You're Officially Obese

This is me, six years ago. I weighed 249 lbs and was 29% body fat. I couldn't tie my own shoes without gasping for breath. My 36 inch waist was the largest I had been in my life. I avoided mirrors whenever possible and the thought of summer and being in a bathing suit gave me anxiety. I was well on my way to type II diabetes.

Adding injury to insult, I was constantly comparing myself to my athletic brothers. How had they kept in shape while I had skyrocketed out of control?

This is my son Mason. It didn't take me long to realize that I was not going to be able to keep up with this Tasmanian Devil if I stayed on my current trajectory. I wouldn't be able to teach him how to snow ski, water ski, play soccer, or hike outside in nature. I was setting an example: just give in and accept your fate. It's too hard to make a change.

Just When Things Seemed To Be On The Right Track.......

Christmas 2015

For most of 2015, I had been losing weight and making it to the gym. I had managed to drop 20 lbs. of fat and I was starting to see results. My family was gathering in Colorado for Christmas to ski and celebrate another year of blessings. On the final ski run of the trip, I fell. At first the small pain in my lower back seemed in-line with what I had been battling for years. But by the time I reached the bottom of the mountain, I knew that something was terribly wrong. I had never experienced such pain in my life. The MRI results a week later confirmed my worse nightmare: I was looking at back surgery.

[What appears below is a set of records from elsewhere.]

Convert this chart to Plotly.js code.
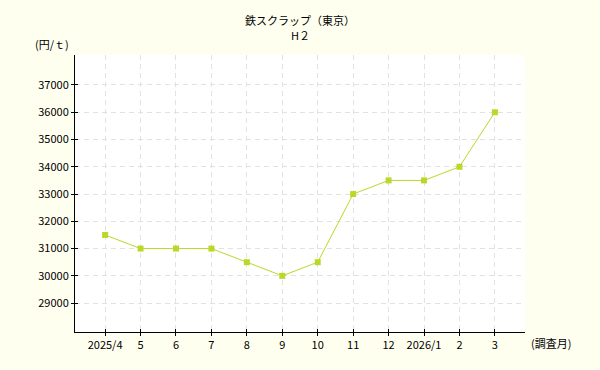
<!DOCTYPE html>
<html><head><meta charset="utf-8">
<script src="https://cdn.plot.ly/plotly-3.0.1.min.js"></script>
<style>html,body{margin:0;padding:0;background:#fffff0;}</style>
</head><body>
<div id="chart" style="width:600px;height:370px;"></div>
<script>
const months = ["2025/4","5","6","7","8","9","10","11","12","2026/1","2","3"];
const prices = [31500,31000,31000,31000,30500,30000,30500,33000,33500,33500,34000,36000];
const yTicks = [29000,30000,31000,32000,33000,34000,35000,36000,37000];
const titleLines = ["鉄スクラップ（東京）", "H２"];

const F = '"Noto Sans CJK JP", "DejaVu Sans", sans-serif';
const xIdx = months.map((m,i)=>i);

const trace = {
  x: xIdx, y: prices, type: 'scatter', mode: 'lines+markers',
  line: {color: '#b8d928', width: 1},
  marker: {color: '#b8d928', symbol: 'square', size: 6},
  hoverinfo: 'skip', showlegend: false
};
const ghost = {x: xIdx, y: prices, xaxis: 'x2', yaxis: 'y2', type: 'scatter', mode: 'none', showlegend: false, hoverinfo: 'skip'};

const xr = [-0.85, 11.85], yr = [27940, 38100];
const layout = {
  width: 600, height: 370,
  paper_bgcolor: '#fffff0', plot_bgcolor: '#ffffff',
  margin: {l: 75, r: 75, t: 55, b: 38},
  font: {family: F, size: 11, color: '#000'},
  xaxis: {
    range: xr, tickvals: xIdx, ticktext: months, showline: true, linecolor: '#000', linewidth: 1,
    ticks: 'outside', ticklen: 3, tickcolor: '#000', showgrid: true, gridcolor: '#e2e2e2', griddash: '5px,4px',
    zeroline: false, fixedrange: true, tickfont: {family: F, size: 11}
  },
  yaxis: {
    range: yr, tickvals: yTicks, ticktext: yTicks.map(String), showline: true, linecolor: '#000', linewidth: 1,
    ticks: 'outside', ticklen: 3, tickcolor: '#000', showgrid: true, gridcolor: '#e2e2e2', griddash: '5px,4px',
    zeroline: false, fixedrange: true, tickfont: {family: F, size: 11}
  },
  xaxis2: {overlaying: 'x', range: xr, tickvals: xIdx, showticklabels: false, ticks: 'inside', ticklen: 3, tickcolor: '#000', showgrid: false, zeroline: false, showline: false, side: 'bottom'},
  yaxis2: {overlaying: 'y', range: yr, tickvals: yTicks, showticklabels: false, ticks: 'inside', ticklen: 3, tickcolor: '#000', showgrid: false, zeroline: false, showline: false, side: 'left'},
  annotations: [
    {text: titleLines[0], xref: 'paper', yref: 'paper', x: 0.5, y: 1, xanchor: 'center', yanchor: 'middle', yshift: 35, showarrow: false, font: {family: F, size: 11}},
    {text: titleLines[1], xref: 'paper', yref: 'paper', x: 0.5, y: 1, xanchor: 'center', yanchor: 'middle', yshift: 20, showarrow: false, font: {family: F, size: 11}},
    {text: '(円/ｔ)', xref: 'paper', yref: 'paper', x: -0.051, y: 1.0, xanchor: 'center', yanchor: 'middle', yshift: 11, showarrow: false, font: {family: F, size: 11}},
    {text: '(調査月)', xref: 'paper', yref: 'paper', x: 1.008, y: 0, xanchor: 'left', yanchor: 'middle', yshift: -11, showarrow: false, font: {family: F, size: 11}}
  ]
};
Plotly.newPlot('chart', [trace, ghost], layout, {displayModeBar: false, staticPlot: true});
</script>
</body></html>
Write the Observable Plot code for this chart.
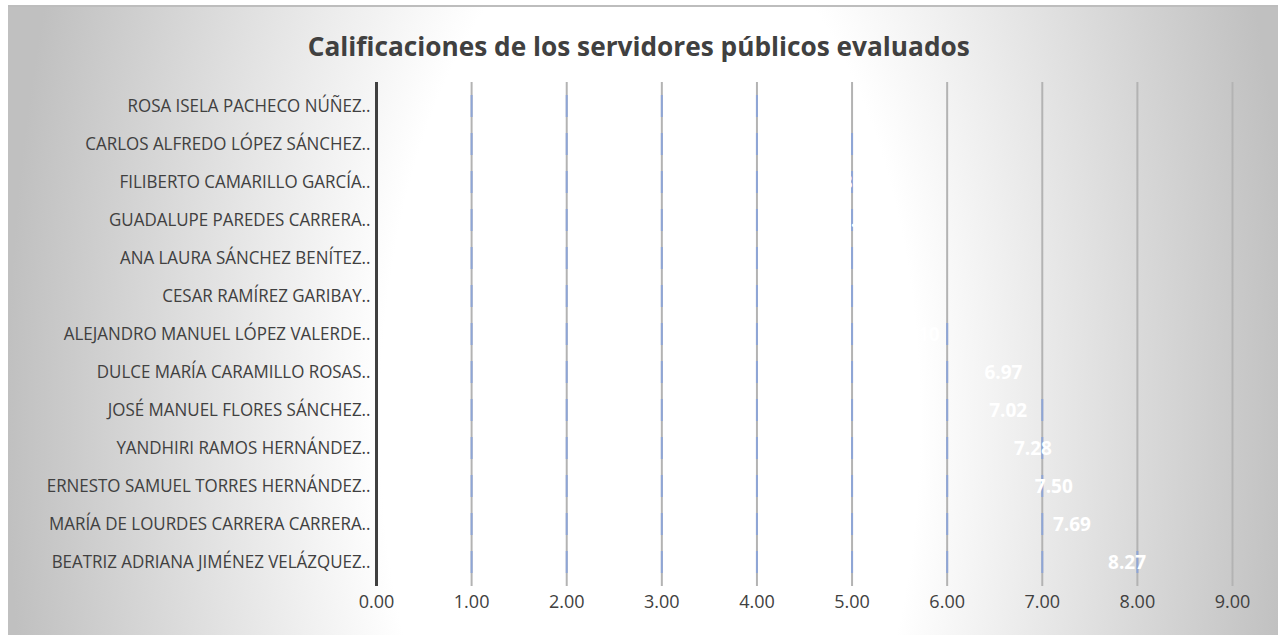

You're not just obese, your spine is in crisis

Years of improper tackling in football by leading with your head, concussions (7 total), and improper posture and the red line becomes a straight line instead of where it should be in green

                                                                  A healthy spine will have natural curves that act like a spring, absorbing shock and keeping pressure off of your discs                              

Years of neglect, old sports injuries, and sitting at a desk can lead to a spine that looks like this. Add a cracked disc from the 2015 ski trip and you've got a recipe to help your surgeon buy a new car. Notice that the discs are no longer smooth but have taken an elliptical shape with sharp edges known as bone spurs. In Between disc 5 and the sacrum, almost no spacing exists.